It is perhaps undeniable that symbolism is used throughout the scriptures. The psalmists paint vivid word pictures as they describe God’s unchanging nature and his mighty works, Paul uses countless analogies to portray the contrast of law and grace, and even Jesus himself uses parables and symbols to share the wonders of the kingdom of God. All of these things, parables, word pictures, types, shadows, and analogies is what I’m referring to when I say “symbolism”.
In this same vein, as I’ve been studying scripture further, the more types and symbols I discover. For instance, I’ve been looking at the story of Noah, when he sends out the raven, and then later the dove on both occasions. As I’m studying this, I see more than just a man on a boat trying to save all the life in the world, but I also see a picture of the Holy Spirit. Noah, as a type of God, sends out his spirit in the form of a raven and a dove and it had place to rest, so the spirit returned unto him. Though as time past, “in the fullness of time” as it says in Galatians the Spirit found one olive branch to land upon in the person of Christ. Next, because of this single branch, God released his Spirit again and it was finally able to dwell on the earth (a symbol of what happened on the day of Pentecost in the book of Acts).
Now let’s talk about this. Is the story of Noah true? Yes, I believe it is. And anthropology seems to agree with this, as almost every people group has a “flood” story. Did God intend for the story of Noah to be a foreshadowing of the outpouring of the Holy Spirit? If you ask me, I would say absolutely. My personal belief is that the Bible is like a deep painting that has layers and layers of color and texture making it impossible to search it’s fullness. But let’s say that wasn’t God’s intent. Let’s say, for the sake of discussion, that it never even entered God’s mind that somebody like me, however long after the days of Noah, would look at this story and come up with the conclusion that there was a deeper meaning in this account than just a single family, countless animals, and a heck of a lot of water. What if God never intended the story to speak that? Is it then wrong for me to interpret that? My answer is “no”.
Let me ask this…when you look at a tree blooming in the spring, is it wrong for you to think of God’s beauty? Or as you sit under a starry Colorado night, is it wrong to meditate on God’s vast depths? I would again say “NO”…absolutely not.

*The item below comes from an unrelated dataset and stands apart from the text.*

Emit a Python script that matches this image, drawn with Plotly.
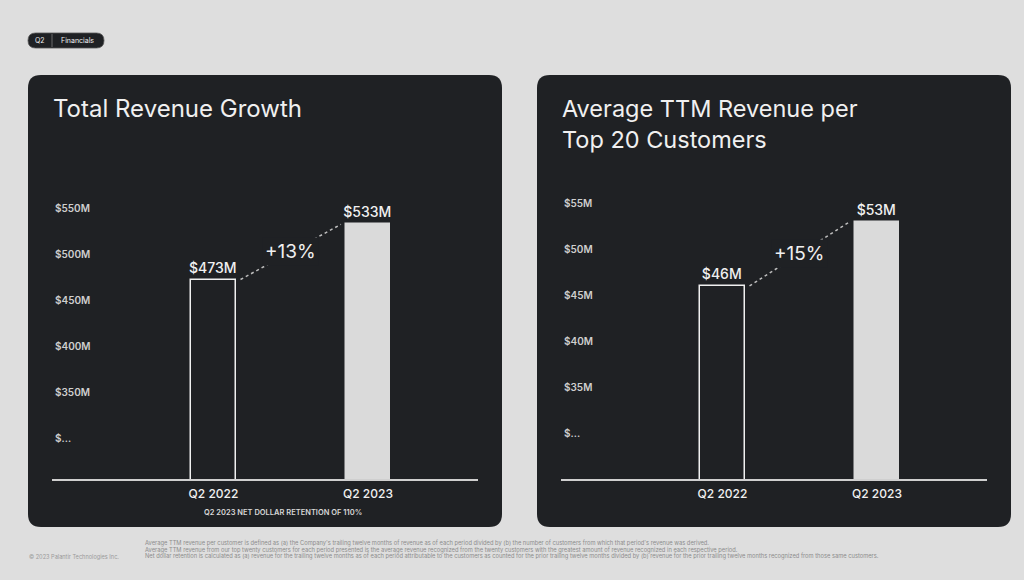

Now, with that being said, can symbolism be dangerous? Absolutely yes! If I approach scripture, and interpret some meaning of a certain obscure passage that the writer, nor the Holy Spirit, even intended, harm can result. I believe this is most commonly seen in the prophetic realms. One reads an Old Testament prophecy and plugs in their assumption of what symbol mentioned equals which country, based upon current events, and whamo! There you have yourself one potentially harmful prophecy. (Not at all implying that this is always the case.)
Obviously, anyone can make scripture say just about anything they want it to; leading to control and manipulation. Oh, this scripture means Koolaid and this scripture means poison….that’s how a cult forms. So how do you navigate scripture while receiving the full benefits of symbolism while avoiding the pitfalls? I utilize these rules when looking at Biblical symbolism.
-Biblical symbols have to be interpreted through the Bible. (i.e. Christ is often referred to as an “olive branch”)
-Biblical symbols have to edify other truths of scripture. For instance I would be wary of some “new” truth in scripture. New to you is one thing, new to the believers throughout time is another. I look for symbolism to give a fuller picture to the truths of the Word, as in the story of Noah. I already new how the Holy Spirit came into the world, because Christ clearly teaches this, but the Noah account gave me a clearer picture of God’s heart in the matter and the importance of Christ.
-Biblical symbols should always elevate Jesus. If the symbolism you’re using does anything other than elevate Christ, I would question it’s validity. All of scripture points to Jesus, our symbols should be no different.
In fact, I think this final principle is perhaps the key. The life of the believer, the truth of the Word, and the beauty of creation, all point to Christ. Our revelations should always lead us to Him and His great love. This is best seen in Revelation. People reads John’s prophetic book and they come up with all sorts of conclusions. For me, I haven’t figured it all out, but this I know. In the first few verses it says, ‘this is a revelation of Jesus Christ”. That tells me if your interpretation paints a picture of anything other than the person of Jesus…you’ve read it wrong.
The Word is a deep water….blessed is the one that takes the time to navigate it’s fullness. Have a great week.